Successful Industrial Injury Claim

09.11.2009


A County Durham HGV driver who was left with serious injuries after his vehicle overturned in high winds has claimed the end of a legal battle against his former employers as a significant victory for the safety of drivers everywhere.

Brian Young, 54, from Chester-le-Street, sustained a compound double wrist fracture, shattered ankle and shin, and lacerations to his face after his lorry overturned in strong winds in February 2008.

He enlisted the help of Rachel di Clemente, industrial injury solicitor at Newcastle-based personal injury law firm Irwin Mitchell, to take on his former employer TDG, which had eight HGVs in total turn over in high winds that year.

Mr Young was driving a 15ft high HGV loaded with empty plastic bottles from Consett to Bells Hill, near Glasgow, on February 21st, 2008. As he headed north on the A68 his lorry was blown over into a stone wall and he remained trapped in his cab for some time before being found.

Mrs Di Clemente said the vehicle was too light and that the firm should not have sent drivers out to work that day. She secured an £86,000 out-of-court settlement for Mr Young, and said it was a significant conclusion even though TDG did not admit liability for what happened.

She said: “This will force haulage companies to recognise their duty to protect HGV drivers and members of the public in hazardous weather conditions.

“The weather had been terrible that month and there had been several deaths on UK roads as a result of high winds – the entire country had been battered by gales.

“This claim was a difficult fight but it was worth pursuing – Mr Young was trying to earn a decent living when he was exposed to a risk which would have been unacceptable in any other area of work.
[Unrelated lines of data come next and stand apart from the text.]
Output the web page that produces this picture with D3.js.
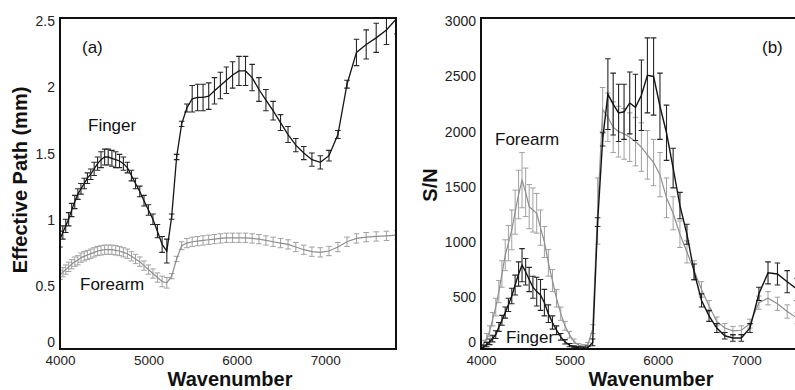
<!DOCTYPE html>
<html>
<head>
<meta charset="utf-8">
<script src="https://cdn.jsdelivr.net/npm/d3@7"></script>
<style>
    body { margin: 0; background: #fff; }
    svg { display: block; font-family: "Liberation Sans", Arial, sans-serif; }
</style>
</head>
<body>
<div id="chart"></div>
<script>
// wavenumber (cm-1) of every sample, both panels
const wavenumbers = [4000, 4032, 4065, 4098, 4132, 4167, 4202, 4237, 4274, 4310, 4348, 4386, 4425, 4464, 4505, 4545,
    4587, 4630, 4673, 4717, 4762, 4808, 4854, 4902, 4950, 5000, 5051, 5102, 5155, 5208, 5263, 5319,
    5376, 5435, 5495, 5556, 5618, 5682, 5747, 5814, 5882, 5952, 6024, 6098, 6173, 6250, 6329, 6410,
    6494, 6579, 6667, 6757, 6849, 6944, 7042, 7143, 7246, 7353, 7463, 7576, 7692, 7813];

// (a) effective path, mm
const fingerPath = [0.83, 0.88, 0.93, 0.98, 1.05, 1.11, 1.17, 1.21, 1.25, 1.29, 1.32, 1.36, 1.40, 1.43, 1.45, 1.45,
    1.44, 1.43, 1.42, 1.40, 1.37, 1.31, 1.25, 1.19, 1.12, 1.05, 0.98, 0.89, 0.79, 0.74, 1.00, 1.45,
    1.70, 1.82, 1.89, 1.90, 1.90, 1.91, 1.95, 1.99, 2.03, 2.07, 2.10, 2.10, 2.05, 1.96, 1.88, 1.80,
    1.71, 1.62, 1.54, 1.48, 1.43, 1.41, 1.46, 1.62, 2.00, 2.24, 2.30, 2.35, 2.41, 2.50];
const fingerPathErr = [0.06, 0.05, 0.05, 0.05, 0.05, 0.05, 0.04, 0.04, 0.04, 0.04, 0.04, 0.05, 0.05, 0.06, 0.06, 0.06,
    0.06, 0.06, 0.05, 0.05, 0.04, 0.04, 0.04, 0.04, 0.04, 0.04, 0.04, 0.05, 0.06, 0.09, 0.02, 0.02,
    0.02, 0.03, 0.10, 0.10, 0.10, 0.10, 0.10, 0.10, 0.10, 0.10, 0.11, 0.11, 0.10, 0.09, 0.08, 0.07,
    0.06, 0.06, 0.05, 0.05, 0.05, 0.05, 0.04, 0.03, 0.03, 0.10, 0.11, 0.11, 0.11, 0.12];
const forearmPath = [0.56, 0.58, 0.60, 0.62, 0.64, 0.66, 0.67, 0.69, 0.70, 0.71, 0.72, 0.73, 0.74, 0.745, 0.75, 0.75,
    0.75, 0.745, 0.74, 0.73, 0.72, 0.70, 0.68, 0.66, 0.63, 0.60, 0.57, 0.54, 0.51, 0.50, 0.55, 0.68,
    0.78, 0.80, 0.81, 0.815, 0.82, 0.825, 0.83, 0.835, 0.84, 0.84, 0.84, 0.84, 0.835, 0.83, 0.82, 0.81,
    0.80, 0.79, 0.77, 0.75, 0.735, 0.73, 0.74, 0.77, 0.81, 0.835, 0.845, 0.85, 0.855, 0.86];
const forearmPathErr = [0.035, 0.035, 0.035, 0.035, 0.035, 0.035, 0.035, 0.035, 0.035, 0.035, 0.035, 0.035, 0.035, 0.035, 0.035, 0.035,
    0.035, 0.035, 0.035, 0.035, 0.035, 0.035, 0.035, 0.035, 0.035, 0.035, 0.035, 0.035, 0.04, 0.04, 0.02, 0.02,
    0.03, 0.035, 0.035, 0.035, 0.035, 0.035, 0.035, 0.035, 0.035, 0.035, 0.035, 0.035, 0.035, 0.035, 0.035, 0.035,
    0.035, 0.035, 0.035, 0.035, 0.035, 0.035, 0.035, 0.035, 0.035, 0.035, 0.035, 0.035, 0.035, 0.035];

// (b) signal to noise
const fingerSN = [5, 20, 40, 65, 95, 130, 200, 260, 330, 400, 480, 580, 680, 760, 700, 630,
    560, 520, 490, 420, 320, 240, 170, 110, 65, 35, 20, 12, 10, 12, 60, 1150,
    1900, 2310, 2220, 2140, 2150, 2230, 2190, 2300, 2480, 2470, 2200, 1960, 1640, 1300, 1040, 700,
    440, 300, 190, 120, 100, 100, 190, 500, 690, 680, 610, 540, 450, 380];
const fingerSNErr = [10, 15, 20, 25, 30, 35, 40, 45, 50, 60, 70, 90, 110, 150, 120, 110,
    100, 130, 140, 120, 80, 60, 40, 30, 20, 15, 10, 10, 10, 15, 30, 40,
    60, 320, 280, 260, 250, 280, 300, 320, 340, 350, 300, 250, 180, 120, 90, 70,
    60, 50, 40, 30, 30, 30, 40, 60, 100, 100, 100, 100, 90, 80];
const forearmSN = [20, 50, 100, 160, 270, 380, 520, 680, 850, 960, 1080, 1240, 1400, 1530, 1420, 1290,
    1260, 1230, 1100, 970, 780, 620, 460, 320, 210, 130, 70, 35, 25, 40, 180, 1250,
    2170, 2100, 2010, 1970, 1950, 1920, 1880, 1830, 1760, 1690, 1580, 1370, 1230, 1040, 880, 710,
    540, 390, 250, 190, 165, 170, 230, 420, 460, 410, 340, 280, 230, 190];
const forearmSNErr = [20, 30, 40, 50, 60, 80, 100, 120, 140, 160, 180, 200, 220, 250, 220, 200,
    200, 180, 160, 140, 120, 100, 80, 60, 40, 30, 20, 15, 15, 20, 40, 300,
    200, 220, 230, 230, 230, 220, 220, 220, 220, 210, 200, 180, 150, 120, 100, 90,
    70, 50, 40, 40, 40, 40, 40, 60, 60, 60, 60, 50, 50, 50];

const xTicks = [4000, 5000, 6000, 7000];
const pathTicks = [0, 0.5, 1, 1.5, 2, 2.5];
const snTicks = [0, 500, 1000, 1500, 2000, 2500, 3000];

const FINGER = '#141414';
const FOREARM = '#8e8e8e';

class SpectrumPanel {
    constructor(_config, _series) {
        this.config = {
            svg: _config.svg,
            id: _config.id,
            left: _config.left,
            top: _config.top || 18,
            width: _config.width || 336,
            height: _config.height || 331,
            yMax: _config.yMax,
            yTicks: _config.yTicks,
            yTitle: _config.yTitle,
            yTitleX: _config.yTitleX,
            yTitleY: _config.yTitleY,
            tag: _config.tag,
            labels: _config.labels
        };
        this.series = _series;
        this.initVis();
    }

    initVis() {
        let vis = this;
        const c = vis.config;

        vis.chart = c.svg.append('g')
            .attr('transform', `translate(${c.left},${c.top})`);

        vis.chart.append('clipPath')
            .attr('id', `clip-${c.id}`)
            .append('rect')
            .attr('width', c.width)
            .attr('height', c.height);

        vis.xScale = d3.scaleLinear()
            .domain([4000, 7800])
            .range([0, c.width]);

        vis.yScale = d3.scaleLinear()
            .domain([0, c.yMax])
            .range([c.height, 0]);

        vis.renderVis();
    }

    renderVis() {
        let vis = this;
        const c = vis.config;

        const plot = vis.chart.append('g')
            .attr('clip-path', `url(#clip-${c.id})`);

        const line = d3.line()
            .x(d => vis.xScale(d.x))
            .y(d => vis.yScale(d.y));

        // forearm first so the finger curve sits on top
        vis.series.forEach(s => {
            const pts = wavenumbers.map((w, i) => ({ x: w, y: s.values[i], e: s.errors[i] }));
            const bars = plot.append('g')
                .attr('stroke', s.barColor)
                .attr('stroke-width', s.barWidth)
                .attr('fill', 'none');

            bars.selectAll('.err')
                .data(pts)
                .enter().append('path')
                .attr('class', 'err')
                .attr('d', d => {
                    const x = vis.xScale(d.x);
                    const y0 = vis.yScale(d.y - d.e);
                    const y1 = vis.yScale(d.y + d.e);
                    return `M${x},${y0}V${y1}M${x - 2.8},${y1}H${x + 2.8}M${x - 2.8},${y0}H${x + 2.8}`;
                });

            plot.append('path')
                .datum(pts)
                .attr('fill', 'none')
                .attr('stroke', s.color)
                .attr('stroke-width', s.lineWidth)
                .attr('d', line);
        });

        // axes: labels only, no ticks
        const xAxis = vis.chart.append('g')
            .attr('transform', `translate(0,${c.height})`)
            .call(d3.axisBottom(vis.xScale).tickValues(xTicks).tickFormat(d3.format('d'))
                .tickSize(0).tickPadding(6));
        xAxis.select('.domain').remove();
        xAxis.selectAll('text')
            .style('font-size', '13.5px')
            .attr('fill', '#222');

        const yAxis = vis.chart.append('g')
            .call(d3.axisLeft(vis.yScale).tickValues(c.yTicks).tickFormat(d3.format('~g'))
                .tickSize(0).tickPadding(5));
        yAxis.select('.domain').remove();
        yAxis.selectAll('text')
            .style('font-size', '14px')
            .attr('fill', '#222')
            .attr('dy', d => d === 0 ? '-0.15em' : '0.55em');

        // frame
        vis.chart.append('rect')
            .attr('width', c.width)
            .attr('height', c.height)
            .attr('fill', 'none')
            .attr('stroke', '#111')
            .attr('stroke-width', 2);

        // x title (the original runs off the bottom edge; kept just inside)
        vis.chart.append('text')
            .attr('x', c.width / 2 + 2)
            .attr('y', c.height + 37)
            .attr('text-anchor', 'middle')
            .style('font-size', '20px')
            .style('font-weight', 'bold')
            .attr('fill', '#111')
            .text('Wavenumber');

        // y title
        c.svg.append('text')
            .attr('transform', `translate(${c.yTitleX},${c.yTitleY}) rotate(-90)`)
            .attr('text-anchor', 'middle')
            .style('font-size', '20px')
            .style('font-weight', 'bold')
            .attr('fill', '#111')
            .text(c.yTitle);

        vis.chart.append('text')
            .attr('x', c.tag.x)
            .attr('y', c.tag.y)
            .style('font-size', '17px')
            .attr('fill', '#111')
            .text(c.tag.text);

        c.labels.forEach(l => {
            vis.chart.append('text')
                .attr('x', l.x)
                .attr('y', l.y)
                .style('font-size', '17px')
                .attr('fill', '#111')
                .text(l.text);
        });
    }
}

const svg = d3.select('#chart')
    .append('svg')
    .attr('width', 795)
    .attr('height', 390);

new SpectrumPanel({
    svg: svg, id: 'a', left: 60, yMax: 2.5, yTicks: pathTicks,
    yTitle: 'Effective Path (mm)', yTitleX: 27, yTitleY: 180,
    tag: { text: '(a)', x: 22, y: 35 },
    labels: [{ text: 'Finger', x: 28, y: 113 }, { text: 'Forearm', x: 20, y: 272 }]
}, [
    { values: forearmPath, errors: forearmPathErr, color: FOREARM, barColor: '#a0a0a0', lineWidth: 1.2, barWidth: 1 },
    { values: fingerPath, errors: fingerPathErr, color: FINGER, barColor: '#262626', lineWidth: 1.3, barWidth: 1.1 }
]);

new SpectrumPanel({
    svg: svg, id: 'b', left: 481, yMax: 3000, yTicks: snTicks,
    yTitle: 'S/N', yTitleX: 437, yTitleY: 185,
    tag: { text: '(b)', x: 281, y: 35 },
    labels: [{ text: 'Forearm', x: 14, y: 127 }, { text: 'Finger', x: 25, y: 325 }]
}, [
    { values: forearmSN, errors: forearmSNErr, color: FOREARM, barColor: '#a0a0a0', lineWidth: 1.2, barWidth: 1 },
    { values: fingerSN, errors: fingerSNErr, color: FINGER, barColor: '#262626', lineWidth: 1.4, barWidth: 1.1 }
]);
</script>
</body>
</html>
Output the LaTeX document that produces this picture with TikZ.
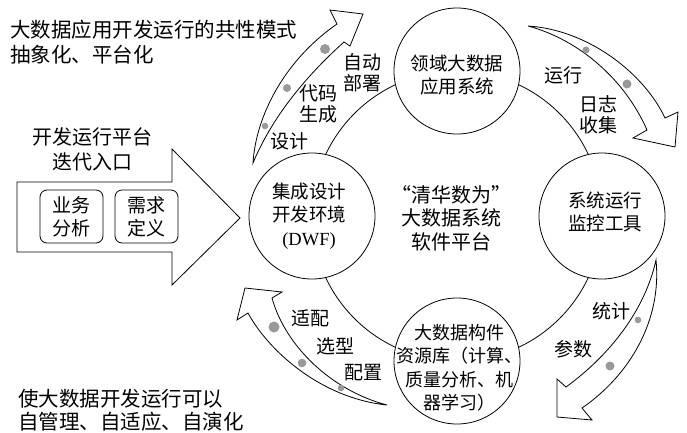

“Weather is a hazard which is guarded against in other industrial situations, such as employees slipping on ice, or construction workers carrying out work at height in high winds.

“There is a widespread misconception that employees working behind a wheel enjoy less protection from Health and Safety imposed upon employers.”

Mr Young said: “I will never work again as a result of my injuries but this was never about the money to me. I wanted to highlight the dangers posed to haulage companies in high winds and want to prevent similar accidents from happening again in the future.

“The risks posed to the drivers themselves, not to mention other road users, are huge. I am lucky to be alive but others were not so lucky – haulage companies must put the safety of their drivers before making money when conditions take a turn for the worse.”